Jair Bolsonaro (AP Photo/Eraldo Peres, File)

The ex-wife of Jair Bolsonaro, a right-wing presidential candidate in Brazil, applied  for asylum in Norway after threats from Bolsonaro, according to the Folha de São Paulo newspaper.

 

The newspaper claims to have access to a document from Brazil’s Foreign Ministry in which it appears that Ana Cristina Valle was exposed to Bolsonaro’s death threats in 2011 while fighting for the parental rights of their 12-year-old son.

As a result of the threat, she left the country while applying for asylum in Norway. Brazil’s then ambassador to Norway has confirmed the information to the newspaper.

Good father and husband

Valle herself rejects, in a video posted on Instagram, that her ex-husband had been threatening her.

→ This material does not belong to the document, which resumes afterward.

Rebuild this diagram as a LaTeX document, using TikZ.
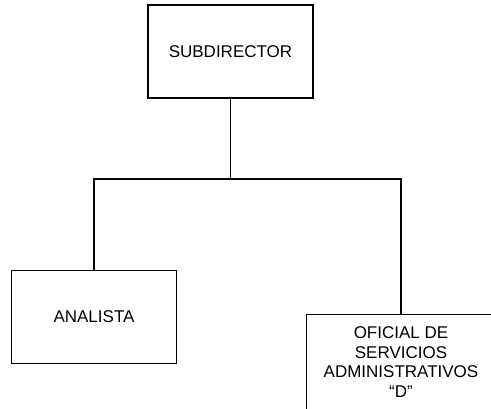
\documentclass[tikz,border=0pt]{standalone}
\usepackage{fontspec}
\setmainfont{Liberation Sans}
\begin{document}
\begin{tikzpicture}[x=1pt,y=-1pt,
  box/.style={draw,line width=1.4pt,minimum width=165pt,minimum height=93pt,
    align=center,inner sep=0pt,font=\fontsize{17}{19.7}\selectfont},
  conn/.style={line width=1.4pt}]
\useasboundingbox (0,0) rectangle (491,408);
\clip (0,0) rectangle (491,408);
\node[box] (sub) at (230.5,51.5) {SUBDIRECTOR};
\node[box] (ana) at (94,317) {ANALISTA};
\node[box,draw=none,minimum width=188pt,minimum height=94pt] (ofi) at (401,362)
  {OFICIAL DE\\SERVICIOS\\ADMINISTRATIVOS\\``D''};
\draw[line width=1.4pt] (ofi.north west) rectangle ++(210,110);
\coordinate (bus) at (230.5,179);
\draw[conn] (sub.south) -- (bus);
\draw[conn] (ana.north) |- (bus) -| (ofi.north);
\end{tikzpicture}
\end{document}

“I was very upset to have to deny this dirty story,” she said in the video she released after the newspaper referred the matter.

‘’Bolsonaro is loved by me and by everyone else. He is a good father and once was a good husband.

She did not comment on the authenticity of the document the newspaper referred to.

Valle is up for a seat in the Rio de Janeiro congress and uses Bolsonaro’s last name in the campaign.

The Left takes the lead

Bolsonaro is still in hospital after he was stabbed on September the 6th during a poll in northern Rio de Janeiro. He has been criticised for what are referred to as racist, misoginist and homophobic eruptions. He has also stated that he does not believe in man-made climate change.

In a survey conducted by the Ibope Institute, it appears that 50% of the women asked did not want to vote for Bolsonaro. Brazilian women have also made the topic #nothim,(in Norwegian #ikkehan), which they use in protests against Bolsonaro on social media.

The polls also shows that left-wing candidate, Fernando Haddad, is eating up the lead once enjoyed by Bolsonaro, and are 22% up. Bolsonaro is still favourite, with its 28%,but his lead is significantly smaller than before.

Haddad was appointed as the Brazilian Labour Party’s candidate after the country’s electoral college ruled out the imprisoned president Luiz Inacio Lula da Silva from this year’s election.